The Yankees entered Tuesday’s opener against the White Sox knowing that a win would clinch them a spot in the playoffs. As the game wore on and the scoreboard watching intensified, it became apparent that the Yankees were
playing for more than just a postseason berth. The Blue Jays were losing their own series opener against the Red Sox, meaning that a win would draw the Yankees within one game of the division lead.
That made Colson Montgomery’s two-run homer to go up 2-1 in the sixth feel that much more damaging, the bats managing nothing after Austin Wells’ RBI double in the second. Would the Yankees waste another invaluable opportunity to gain ground in the division after doing so in the game they lost to the Orioles the series prior? The bullpen managed to hold the deficit there, but with each successive zero of their own getting posted on the box score, time was running out fast for the Yankees.
In fact, those zeroes kept lining up all the way to the ninth inning, and you wondered whether the chance had gone for the Yankees. All the same, it remained imperative that Luke Weaver keep the score right where it was if the offense would have any reasonable chance of mounting a final inning comeback. The inning didn’t start according to plan, Brooks Baldwin leading off with a double. However, Weaver struck out Lenyn Sosa and got Will Robertson to pop out to put himself an out away from completing the job he was tasked with.
With the nine hitter Dominic Fletcher digging in and two outs, Weaver has a little more latitude to be aggressive in the zone and perhaps even hunt some early weak contact. To that end, Weaver begins with a four-seamer, Wells putting down a target down and in.
Weaver nails his spot, catching more than enough of the zone to make the call unambiguous for the home plate ump. This is such an important pitch to be able to land for a first pitch called strike. Now that Weaver has established that he can command the bottom of the zone with his fastball for called strikes, it unlocks boundless chase and whiff potential on the changeup below the zone.

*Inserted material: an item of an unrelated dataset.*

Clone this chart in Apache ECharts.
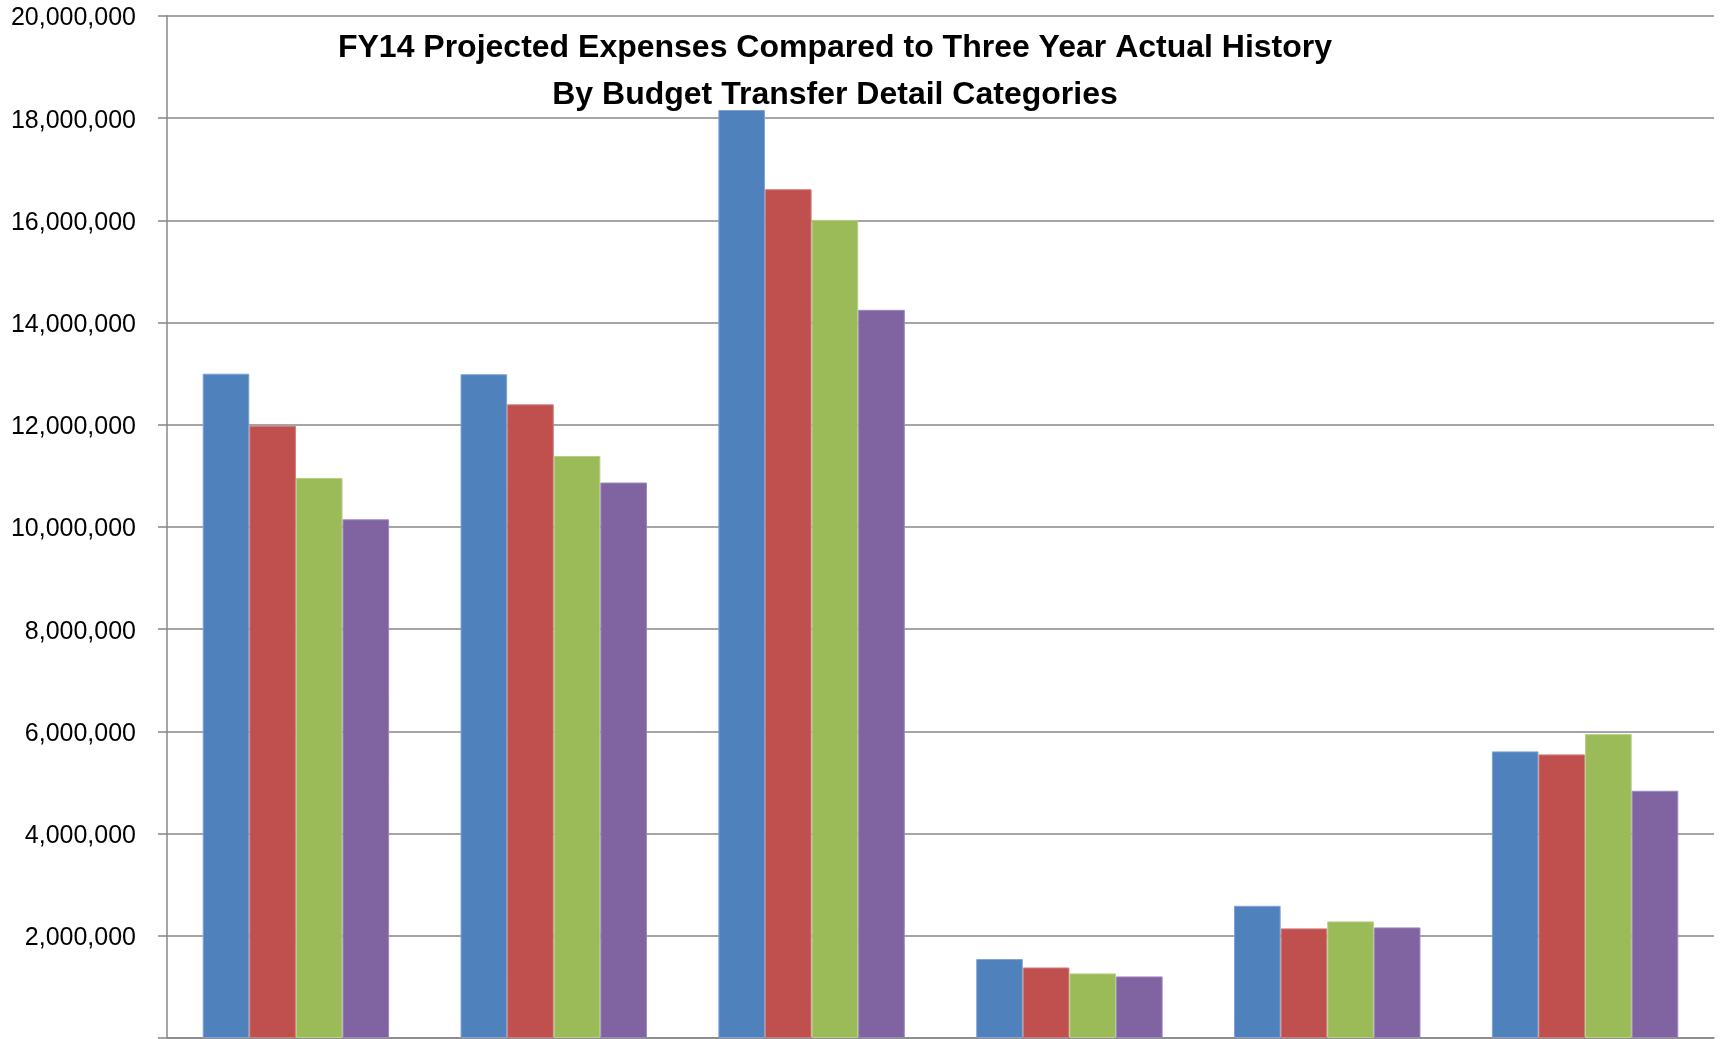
<!DOCTYPE html>
<html>
<head>
<meta charset="utf-8">
<title>FY14 Projected Expenses Compared to Three Year Actual History</title>
<script src="https://cdn.jsdelivr.net/npm/echarts@6/dist/echarts.min.js"></script>
<style>
  html, body { margin: 0; padding: 0; background: #ffffff; }
  #chart { width: 1721px; height: 1039px; }
</style>
</head>
<body>
<div id="chart"></div>
<script>
// Budget transfer detail categories (axis labels are not shown on the chart)
const categories = ['Category 1', 'Category 2', 'Category 3', 'Category 4', 'Category 5', 'Category 6'];

// Expenses per category, in dollars
const fy14Projected = [13000000, 12990000, 18160000, 1544000, 2587000, 5609000];
const fy13Actual    = [11980000, 12400000, 16610000, 1380000, 2145000, 5550000];
const fy12Actual    = [10960000, 11390000, 16010000, 1264000, 2282000, 5947000];
const fy11Actual    = [10150000, 10870000, 14250000, 1205000, 2164000, 4838000];

const seriesNames = ['FY14 Projected', 'FY13 Actual', 'FY12 Actual', 'FY11 Actual'];
const seriesValues = [fy14Projected, fy13Actual, fy12Actual, fy11Actual];
const seriesColors = ['#4f81bd', '#c0504d', '#9bbb59', '#8064a2'];
const seriesEdges  = ['#7fa3d3', '#d07c7a', '#b5cf85', '#9c86bd'];

const titleLines = [
  'FY14 Projected Expenses Compared to Three Year Actual History',
  'By Budget Transfer Detail Categories'
];

const chart = echarts.init(document.getElementById('chart'), null, { renderer: 'canvas' });

const gridColor = '#878787';

chart.setOption({
  backgroundColor: '#ffffff',
  animation: false,
  grid: { left: 167, right: 7, top: 16, bottom: 1, containLabel: false },
  xAxis: {
    type: 'category',
    data: categories,
    axisLine: { show: true, lineStyle: { color: gridColor, width: 1.5 } },
    axisTick: { show: false },
    axisLabel: { show: false },
    splitLine: { show: false }
  },
  yAxis: {
    type: 'value',
    min: 0,
    max: 20000000,
    interval: 2000000,
    axisLine: { show: true, lineStyle: { color: gridColor, width: 1.5 } },
    axisTick: { show: true, inside: false, length: 9, lineStyle: { color: gridColor, width: 1.5 } },
    axisLabel: {
      margin: 31,
      formatter: function (v) { return v === 0 ? '' : '{n|' + v.toLocaleString('en-US') + '}'; },
      rich: {
        n: {
          color: '#000000',
          fontFamily: 'Liberation Sans, Arial, sans-serif',
          fontSize: 25,
          padding: [5, 0, 0, 0]
        }
      }
    },
    splitLine: { show: true, lineStyle: { color: gridColor, width: 1.5 } }
  },
  series: seriesValues.map(function (vals, i) {
    return {
      name: seriesNames[i],
      type: 'bar',
      data: vals,
      barGap: '0%',
      barCategoryGap: '27.7%',
      itemStyle: { color: seriesColors[i], borderColor: seriesEdges[i], borderWidth: 1 }
    };
  }),
  graphic: titleLines.map(function (line, i) {
    return {
      type: 'text',
      x: 835,
      y: i === 0 ? 48 : 95,
      z: 100,
      style: {
        text: line,
        fill: '#000000',
        font: 'bold 32px "Liberation Sans", Arial, sans-serif',
        textAlign: 'center',
        textVerticalAlign: 'middle'
      }
    };
  })
});
</script>
</body>
</html>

Weaver wastes no time exploiting this advantage he has created, throwing a chase changeup below the zone.
Unfortunately for Weaver, this pitch starts as a ball in off the plate out of his hand and at no point during its path toward home does it look like a strike, making for an easy, straightforward take from Fletcher to even the count at 1-1.
Weaver may have mis-executed that changeup and Fletcher may have shown no inclination of expanding, but that doesn’t necessarily mean Weaver needs to move off the change. If he can start it down a more similar tunnel as the first-pitch fastball, he can still probably fool the hitter that it’s another low in-zone fastball.
That’s exactly the execution and outcome that Weaver achieves with this changeup. This pitch looks like a strike out of Weaver’s hand and Fletcher is forced to bite, whiffing by a mile over the top of a ball that ends up in the dirt. This is the effect of having thrown that first-pitch four-seamer for a called strike — Fletcher has to respect pitches that initially look like a low strike for the rest of the AB.
Now that Weaver has shown Fletcher two changeups below the zone — and with the count at two strikes — Weaver is set up to change speed and attempt to throw a fastball by Fletcher for a strikeout.
This is pretty much a perfect pitch from Weaver given the situation. It is centrally located over the plate meaning it looks like a really good pitch to hit. However, Weaver pinpoints it right above the zone, and the elite carry he imparts on the pitch means it stays on plane above Fletcher’s barrel resulting in a foul ball.
Weaver has sped Fletcher’s bat up with the previous pitch, so he’s got him set up to swing early over the top of a changeup.
Wouldn’t you know it, Weaver’s plan works like a charm. Fletcher swings early at this changeup, and the downward movement relative to the fastball causes him to roll over the pitch for the stress-free inning-ending groundout to strand the runner in scoring position. Again, this is the impact of Weaver and Wells’ excellent sequencing in this AB. They changed the hitter’s eye level and bat speed with the elevated fastball meaning Fletcher had next to no chance to make the adjustment to the speed and movement of the changeup on the very next pitch.
Here’s the full sequence:

Of course, we all know what happened after Weaver slammed the door in the ninth. José Caballero walked it off with a single in the bottom of the frame to clinch a postseason spot and draw the team within one game of the Blue Jays for the AL East lead. That moment does not happen if Weaver had been unable to hold the deficit where it was.
Weaver, like many of his fellow relievers in the Yankees bullpen, endured quite a rough patch over the summer that was a primary factor in the team’s extended swoon. From the first of July through the middle of September, Weaver pitched to a 6.37 ERA in 30 appearances with both his walk and strikeout rates experiencing an alarming rise. He has now gone five straight scoreless appearances and appears to be hitting his stride just when the Yankees need it. His velocity is up during this resurgent stretch, and every extra mile per hour on his fastball seems to boost the effectiveness of his changeup multiplicatively. With him and Devin Williams pitching some of their best baseball of the season and David Bednar bringing assured performances in the ninth inning, the Yankees might just have a three-headed bullpen monster ready for the postseason.